▶ [What is asked]
Track down every line below that holds "document" and copy it.

▶ [Supplied material]
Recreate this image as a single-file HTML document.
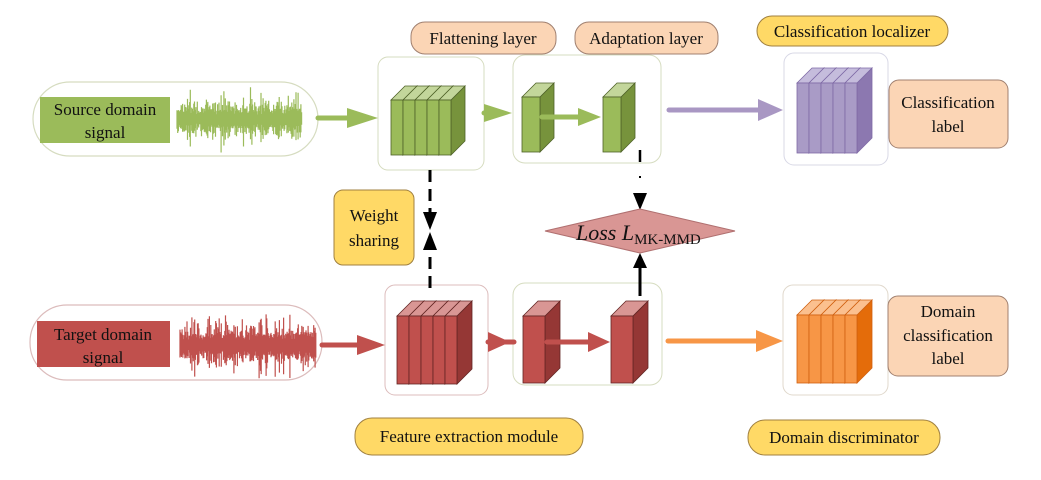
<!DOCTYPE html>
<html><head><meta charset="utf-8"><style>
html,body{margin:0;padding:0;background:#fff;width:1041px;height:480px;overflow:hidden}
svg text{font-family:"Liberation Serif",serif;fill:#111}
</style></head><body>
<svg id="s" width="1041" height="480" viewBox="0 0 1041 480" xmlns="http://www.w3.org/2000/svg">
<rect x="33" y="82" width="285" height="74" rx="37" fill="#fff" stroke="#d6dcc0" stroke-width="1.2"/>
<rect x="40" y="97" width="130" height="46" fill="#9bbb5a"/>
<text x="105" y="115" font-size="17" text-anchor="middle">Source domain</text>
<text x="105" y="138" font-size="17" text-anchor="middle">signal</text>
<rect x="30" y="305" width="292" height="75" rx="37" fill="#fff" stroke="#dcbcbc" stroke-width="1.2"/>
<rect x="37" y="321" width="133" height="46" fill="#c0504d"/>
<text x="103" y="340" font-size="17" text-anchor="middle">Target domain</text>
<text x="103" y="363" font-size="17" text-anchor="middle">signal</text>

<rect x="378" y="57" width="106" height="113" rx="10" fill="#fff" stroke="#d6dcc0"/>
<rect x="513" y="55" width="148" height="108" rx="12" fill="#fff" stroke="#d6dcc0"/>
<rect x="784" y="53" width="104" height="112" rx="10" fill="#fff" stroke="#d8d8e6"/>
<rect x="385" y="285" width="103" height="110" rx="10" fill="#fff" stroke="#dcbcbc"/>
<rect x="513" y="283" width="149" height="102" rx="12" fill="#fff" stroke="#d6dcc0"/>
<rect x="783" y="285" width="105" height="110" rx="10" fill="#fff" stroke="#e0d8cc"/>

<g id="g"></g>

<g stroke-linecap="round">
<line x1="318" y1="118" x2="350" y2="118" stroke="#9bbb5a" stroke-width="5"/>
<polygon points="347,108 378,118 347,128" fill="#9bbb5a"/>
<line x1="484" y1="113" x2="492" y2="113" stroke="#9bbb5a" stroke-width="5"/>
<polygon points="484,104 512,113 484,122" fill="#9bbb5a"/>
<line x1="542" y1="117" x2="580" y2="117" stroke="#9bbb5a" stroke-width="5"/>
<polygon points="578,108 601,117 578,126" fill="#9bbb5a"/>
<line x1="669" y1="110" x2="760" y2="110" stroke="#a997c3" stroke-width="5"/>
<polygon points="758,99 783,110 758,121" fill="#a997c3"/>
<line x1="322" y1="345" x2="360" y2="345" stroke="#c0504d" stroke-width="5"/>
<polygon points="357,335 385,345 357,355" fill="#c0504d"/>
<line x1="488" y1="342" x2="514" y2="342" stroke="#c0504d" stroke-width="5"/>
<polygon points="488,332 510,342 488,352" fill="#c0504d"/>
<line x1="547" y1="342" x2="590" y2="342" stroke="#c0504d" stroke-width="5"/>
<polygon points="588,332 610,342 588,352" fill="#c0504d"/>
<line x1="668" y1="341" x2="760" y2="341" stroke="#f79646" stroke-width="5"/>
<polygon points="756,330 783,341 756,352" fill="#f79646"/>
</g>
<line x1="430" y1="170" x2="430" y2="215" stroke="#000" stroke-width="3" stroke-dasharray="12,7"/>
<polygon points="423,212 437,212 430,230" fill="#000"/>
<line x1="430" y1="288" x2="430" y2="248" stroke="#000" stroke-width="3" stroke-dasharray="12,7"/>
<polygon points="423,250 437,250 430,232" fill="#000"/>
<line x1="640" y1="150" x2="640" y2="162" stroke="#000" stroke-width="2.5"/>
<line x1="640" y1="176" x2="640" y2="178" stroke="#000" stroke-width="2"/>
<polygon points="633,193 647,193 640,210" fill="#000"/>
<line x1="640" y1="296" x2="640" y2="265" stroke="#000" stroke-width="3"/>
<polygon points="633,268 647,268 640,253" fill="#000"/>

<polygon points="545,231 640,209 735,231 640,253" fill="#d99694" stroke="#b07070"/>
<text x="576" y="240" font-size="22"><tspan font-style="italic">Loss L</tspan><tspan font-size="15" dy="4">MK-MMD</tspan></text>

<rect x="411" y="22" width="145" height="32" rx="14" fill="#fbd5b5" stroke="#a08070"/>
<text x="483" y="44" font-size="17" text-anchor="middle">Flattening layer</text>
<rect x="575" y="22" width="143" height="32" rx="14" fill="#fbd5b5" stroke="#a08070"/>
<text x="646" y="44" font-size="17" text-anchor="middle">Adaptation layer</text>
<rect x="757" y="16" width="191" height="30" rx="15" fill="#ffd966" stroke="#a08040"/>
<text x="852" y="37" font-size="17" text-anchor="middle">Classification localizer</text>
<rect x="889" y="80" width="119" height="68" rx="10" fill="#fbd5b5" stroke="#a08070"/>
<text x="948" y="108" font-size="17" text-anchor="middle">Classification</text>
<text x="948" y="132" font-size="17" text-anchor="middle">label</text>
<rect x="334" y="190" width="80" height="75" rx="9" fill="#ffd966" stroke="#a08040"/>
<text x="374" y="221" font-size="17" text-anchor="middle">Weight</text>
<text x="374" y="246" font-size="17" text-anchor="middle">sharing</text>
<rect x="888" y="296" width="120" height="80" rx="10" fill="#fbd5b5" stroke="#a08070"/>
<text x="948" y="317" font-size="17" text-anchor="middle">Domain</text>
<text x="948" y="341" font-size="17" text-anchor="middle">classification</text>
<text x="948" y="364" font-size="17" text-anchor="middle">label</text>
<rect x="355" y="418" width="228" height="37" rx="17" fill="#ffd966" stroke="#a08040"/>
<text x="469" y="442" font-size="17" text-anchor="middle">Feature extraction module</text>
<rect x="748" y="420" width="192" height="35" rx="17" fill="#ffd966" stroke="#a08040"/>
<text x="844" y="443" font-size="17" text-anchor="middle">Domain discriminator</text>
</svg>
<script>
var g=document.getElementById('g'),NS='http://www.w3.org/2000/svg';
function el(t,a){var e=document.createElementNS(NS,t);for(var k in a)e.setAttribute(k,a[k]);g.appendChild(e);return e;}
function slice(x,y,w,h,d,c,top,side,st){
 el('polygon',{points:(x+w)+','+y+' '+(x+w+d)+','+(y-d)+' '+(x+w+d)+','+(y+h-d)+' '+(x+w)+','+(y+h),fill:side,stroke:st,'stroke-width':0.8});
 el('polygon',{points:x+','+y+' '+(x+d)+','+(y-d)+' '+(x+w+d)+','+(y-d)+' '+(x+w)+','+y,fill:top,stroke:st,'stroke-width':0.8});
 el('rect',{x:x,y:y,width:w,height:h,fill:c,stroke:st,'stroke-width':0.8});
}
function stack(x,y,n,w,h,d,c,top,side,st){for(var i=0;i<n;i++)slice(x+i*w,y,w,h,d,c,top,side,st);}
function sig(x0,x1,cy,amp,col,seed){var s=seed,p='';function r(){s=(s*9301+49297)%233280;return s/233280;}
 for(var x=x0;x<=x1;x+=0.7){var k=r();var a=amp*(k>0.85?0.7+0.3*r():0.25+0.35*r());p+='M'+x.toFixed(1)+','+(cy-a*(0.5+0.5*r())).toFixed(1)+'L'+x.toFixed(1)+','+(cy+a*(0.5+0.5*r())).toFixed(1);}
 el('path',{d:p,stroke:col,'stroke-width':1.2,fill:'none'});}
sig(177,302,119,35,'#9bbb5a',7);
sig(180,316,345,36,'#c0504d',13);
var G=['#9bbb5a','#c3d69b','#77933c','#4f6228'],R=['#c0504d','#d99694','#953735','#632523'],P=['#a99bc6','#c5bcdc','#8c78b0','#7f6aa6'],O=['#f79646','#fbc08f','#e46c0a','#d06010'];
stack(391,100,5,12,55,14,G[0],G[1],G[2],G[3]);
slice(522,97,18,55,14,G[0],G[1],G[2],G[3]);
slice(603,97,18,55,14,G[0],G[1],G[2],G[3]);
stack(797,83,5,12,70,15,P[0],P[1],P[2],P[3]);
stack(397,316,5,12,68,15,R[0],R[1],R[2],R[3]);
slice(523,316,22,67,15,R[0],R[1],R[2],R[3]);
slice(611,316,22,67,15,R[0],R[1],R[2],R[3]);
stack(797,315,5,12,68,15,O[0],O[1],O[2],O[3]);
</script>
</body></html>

▶ [Task answer]
Recreate this image as a single-file HTML document.
var g=document.getElementById('g'),NS='http://www.w3.org/2000/svg';
function el(t,a){var e=document.createElementNS(NS,t);for(var k in a)e.setAttribute(k,a[k]);g.appendChild(e);return e;}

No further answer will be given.